— start —

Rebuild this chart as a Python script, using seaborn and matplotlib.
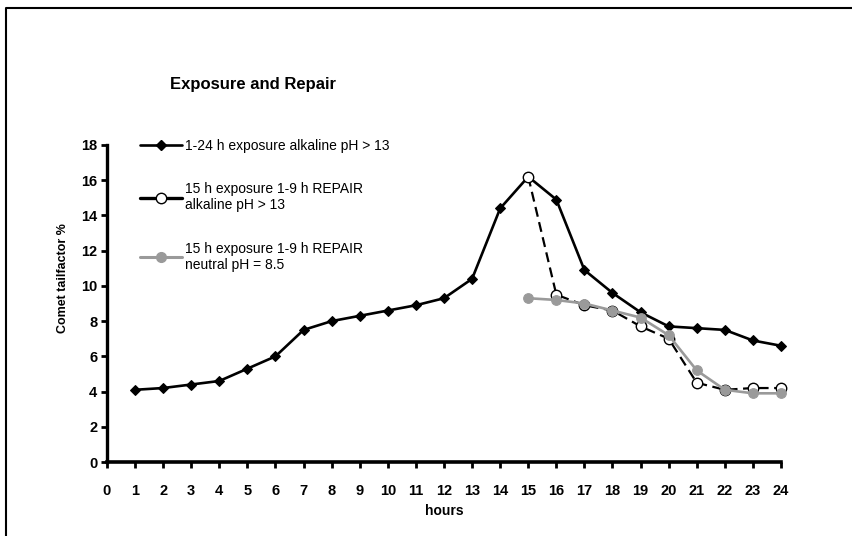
import matplotlib.pyplot as plt
import numpy as np
import pandas as pd
import seaborn as sns
from matplotlib.lines import Line2D

# data
hours_all = list(range(1, 25))
exposure_alk = [4.1, 4.2, 4.4, 4.6, 5.3, 6.0, 7.5, 8.0, 8.3, 8.6, 8.9, 9.3,
                10.4, 14.4, 16.2, 14.9, 10.9, 9.6, 8.5, 7.7, 7.6, 7.5, 6.9, 6.6]
hours_repair = list(range(15, 25))
repair_alk = [16.2, 9.5, 8.9, 8.6, 7.7, 7.0, 4.5, 4.1, 4.2, 4.2]
repair_neutral = [9.3, 9.2, 9.0, 8.6, 8.2, 7.2, 5.2, 4.1, 3.9, 3.9]

labels = ["1-24 h exposure alkaline pH > 13",
          "15 h exposure 1-9 h REPAIR\nalkaline pH > 13",
          "15 h exposure 1-9 h REPAIR\nneutral pH = 8.5"]
x_ticks = list(range(0, 25))
y_ticks = list(range(0, 20, 2))

GRAY = "#9a9a9a"


def set_default_style():
    sns.set_theme(style="ticks", rc={
        "figure.facecolor": "white",
        "axes.spines.right": False,
        "axes.spines.top": False,
        "axes.edgecolor": "black",
        "axes.labelcolor": "black",
        "text.color": "black",
        "xtick.color": "black",
        "ytick.color": "black",
    })
    plt.rcParams["font.family"] = ["Liberation Sans", "DejaVu Sans"]


set_default_style()

df_exp = pd.DataFrame({"hours": hours_all, "value": exposure_alk})
df_alk = pd.DataFrame({"hours": hours_repair, "value": repair_alk})
df_neu = pd.DataFrame({"hours": hours_repair, "value": repair_neutral})

fig = plt.figure(figsize=(8.53, 5.36), dpi=100)
ax = fig.add_axes([107 / 853, 1 - 462 / 536, 674 / 853, 317 / 536])

sns.lineplot(data=df_exp, x="hours", y="value", ax=ax, color="black",
             lw=1.9, marker="D", markersize=5.5, mfc="black", mec="black",
             clip_on=False, zorder=3)
sns.lineplot(data=df_alk, x="hours", y="value", ax=ax, color="black",
             lw=1.6, dashes=(4.5, 2.5), marker="o", markersize=7.5, mfc="white",
             mec="black", mew=1.0, clip_on=False, zorder=4)
sns.lineplot(data=df_neu, x="hours", y="value", ax=ax, color=GRAY,
             lw=1.9, marker="o", markersize=7, mfc=GRAY, mec=GRAY,
             clip_on=False, zorder=5)

ax.set_xlim(0, 24)
ax.set_ylim(0, 18)
ax.set_xticks(x_ticks)
ax.set_yticks(y_ticks)
ax.spines["left"].set_linewidth(2.4)
ax.spines["bottom"].set_linewidth(2.6)
ax.tick_params(axis="x", length=4, width=2, pad=12, labelsize=10.5)
ax.tick_params(axis="y", length=4, width=2, pad=3, labelsize=10.5)
for t in ax.get_xticklabels() + ax.get_yticklabels():
    t.set_fontweight("bold")

ax.set_xlabel("hours", fontsize=10, fontweight="bold")
ax.xaxis.set_label_coords(0.5, (462 - 504) / 317)
ax.set_ylabel("Comet tailfactor %", fontsize=9, fontweight="bold")
ax.yaxis.set_label_coords((69 - 107) / 674, (462 - 278) / 317)

# legend handles as in the reference: solid lines with one marker
handles = [
    Line2D([], [], color="black", lw=1.9, marker="D", markersize=5.5),
    Line2D([], [], color="black", lw=2.4, marker="o", markersize=7.5,
           mfc="white", mec="black", mew=1.0),
    Line2D([], [], color=GRAY, lw=2.2, marker="o", markersize=7,
           mfc=GRAY, mec=GRAY),
]
ax.legend(handles, labels, loc="upper left",
          bbox_to_anchor=(140 / 853, 1 - 139 / 536),
          bbox_transform=fig.transFigure, frameon=False, fontsize=10,
          borderpad=0, borderaxespad=0, handlelength=3.0,
          handletextpad=0.25, labelspacing=2.1, numpoints=1)

fig.text(170 / 853, 1 - 85 / 536, "Exposure and Repair", fontsize=12,
         fontweight="bold", ha="left", va="center")

# outer frame (only top and left edges are visible in the reference)
fig.add_artist(Line2D([6 / 853, 6 / 853, 1.01], [-0.01, 1 - 8 / 536, 1 - 8 / 536],
                      transform=fig.transFigure, color="black", lw=1.5))

fig.savefig("out.png", dpi=100)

— end —

* [TASK REQUIREMENTS]: Each line from the top of the material through the line containing "from matplotlib.lines import Line2D" should be reproduced exactly; please drop any images.

* [RIGHT ANSWER]:
Rebuild this chart as a Python script, using seaborn and matplotlib.
import matplotlib.pyplot as plt
import numpy as np
import pandas as pd
import seaborn as sns
from matplotlib.lines import Line2D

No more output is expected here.